Jim Amidon — Professor Ethan Hollander’s political science students will return from Thanksgiving break and dive into the complicated subject of nation building. The Wabash professor will guide his students to an understanding of what factors enable some countries to develop and others — even geographic neighbors — to lag far behind.
 
Last Friday, Professor Hollander’s students got a rare and wonderful opportunity when Tim Padgett returned to campus to give the students tangible and current examples of the material they’ll study later in the term.
 
Tim is a 1984 Wabash graduate, who has spent the last 20 years reporting on Latin America for Time and Newsweek magazines. His visit couldn’t have come at a better time.
 
Over the last five months, Padgett has reported extensively on the Honduran political situation, which began with an attempt by democratically elected president Manuel Zelaya to push constitutional reform; gained international attention when Zelaya was ousted in a mid-summer military coup; and which reaches a critical point next Sunday when elections will be held.
 
The international community will not recognize the new regime, nor will they recognize the results of this weekend’s election.
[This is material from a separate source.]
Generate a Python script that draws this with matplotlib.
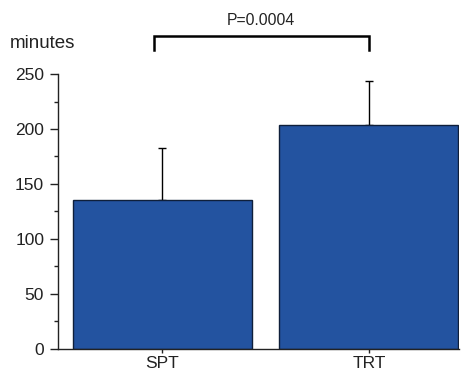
import matplotlib
matplotlib.use("Agg")
import matplotlib.pyplot as plt

categories = ["SPT", "TRT"]
means = [135, 204]
errors_up = [48, 40]
p_label = "P=0.0004"
y_label = "minutes"
y_ticks = [0, 50, 100, 150, 200, 250]

plt.rcParams['font.family'] = ['Liberation Sans', 'DejaVu Sans']

fig = plt.figure(figsize=(4.69, 3.74), dpi=100)
ax = fig.add_axes([0.1237, 0.0677, 0.855, 0.7343])

x = list(range(len(categories)))
ax.bar(x, means, width=0.867, color="#2353a0", edgecolor="#0f1f3a", linewidth=1.0, zorder=2)
ax.errorbar(x, means, yerr=[[0]*len(means), errors_up], fmt="none", ecolor="black",
            elinewidth=1.0, capsize=3, capthick=1.0, zorder=1)

ax.set_xlim(-0.506, 1.436)
ax.set_ylim(0, 250)
ax.set_yticks(y_ticks)
ax.set_yticks(range(0, 251, 25), minor=True)
ax.set_xticks(x)
ax.set_xticklabels(categories)
for s in ["top", "right"]:
    ax.spines[s].set_visible(False)
for s in ["left", "bottom"]:
    ax.spines[s].set_linewidth(1.0)
    ax.spines[s].set_color("#222222")
ax.tick_params(axis="y", which="major", length=6, width=1, labelsize=12.5, colors="#222222", pad=4)
ax.tick_params(axis="y", which="minor", length=3, width=1, colors="#222222")
ax.tick_params(axis="x", length=3, width=1, labelsize=12.5, colors="#222222", pad=2)

# significance bracket
ybr = 285
ylow = 272
ax.plot([-0.04, -0.04, 1.0, 1.0], [ylow, ybr, ybr, ylow], color="black", lw=1.8,
        clip_on=False, solid_joinstyle="miter")
ax.text(0.475, ybr + 7, p_label, ha="center", va="bottom", fontsize=11.3, color="#222222")

fig.text(10/469, 1 - 43/374, y_label, ha="left", va="center", fontsize=13.5, color="#222222")

fig.savefig("out.png", dpi=100)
Doing so would be, in effect, condoning the military coup, which was not only an illegal act, it stands to set the developing region back a generation.
 
“The election will confirm that Honduras has slipped back into the political chicanery and military meddling that typified the 1970s and 80s,” Padgett wrote in Time from the Honduran capital of Tegucigalpa.
 
What happens in Honduras probably matters little to most of us here in Montgomery County.
 
But the opportunity Wabash students had to spend time with Padgett, who has traveled the region and interviewed all the key players — including the man likely to win the controversial election, Porfirio Lobo — was priceless.
 
In fact, Professor Hollander had distributed an advance copy of a story on the elections written by Padgett that was due to be published the next day in the international print edition of the magazine.
 
Talk about access! The students had the article and the author to themselves in the same week as the historic (and likely illegitimate) election.
 
There’s no question whatsoever that Professor Hollander will teach the students a great deal about what makes some countries rich and others poor, what it takes to maintain political stability, and why change in Latin America often occurs with one step forward and two steps back.
 
Padgett, though, is one of “the guys.” Twenty-five years ago, he was sitting in the same Wabash classes trying to figure out why virtually every Latin American country was exploding in civil war.
 
“In the 1980s, Latin America was our Vietnam,” he said. “That was the issue we talked about. We talked about El Salvador and Nicaragua.” Those discussions — with Wabash professors like Phil Mikesell and Bernie Manker — would ultimately shape his entire career.
 
After a one-year stint in Venezuela in the mid-80s, Padgett’s appetite was whetted to know more, to better understand the people and issues of Latin America.
 
He took a job with Newsweek in Chicago, and not longer after was named the magazine’s bureau chief in Mexico City. He spent the first half of the 1990s in that post, before moving to Time to cover Mexico and all of Latin America.
 
Friday morning, returning to Wabash after spending 10 years writing from the Miami bureau, Padgett wove a classroom narrative that included politics, history, linguistics, economics, and trade — a quintessentially liberal arts conversation.
 
I sat in the class fascinated by the questions the students asked; they were not superficial. The students were genuinely interested in talking about the concepts they have studied with a journalist who has spent the last 20 years on the ground, and whose job it is to interpret all of the facts and shape them into compelling stories for the world to read.
 
The wonders of Wabash never cease to amaze me. The greatest wonder — even after all of these years — is the loyalty and passion Wabash alumni have for the place and its students.
 
Tim Padgett provides a terrific, off-the-radar example. Still jet-lagged from a week in Honduras, he returned to Wabash — not to give a big, public lecture, but to spend some quiet time with student journalists, a class of political science students, and a handful of young men who have a passion for the region he covers.
 
Maybe one of those Wabash students will some day return, perhaps 20 years from now, and recall the day Tim Padgett came to campus to talk about a somewhat obscure election in a faraway country, and how that experience changed his life.
 
It wouldn’t surprise me a bit. After all, that kind of thing has been happening for well over 170 years.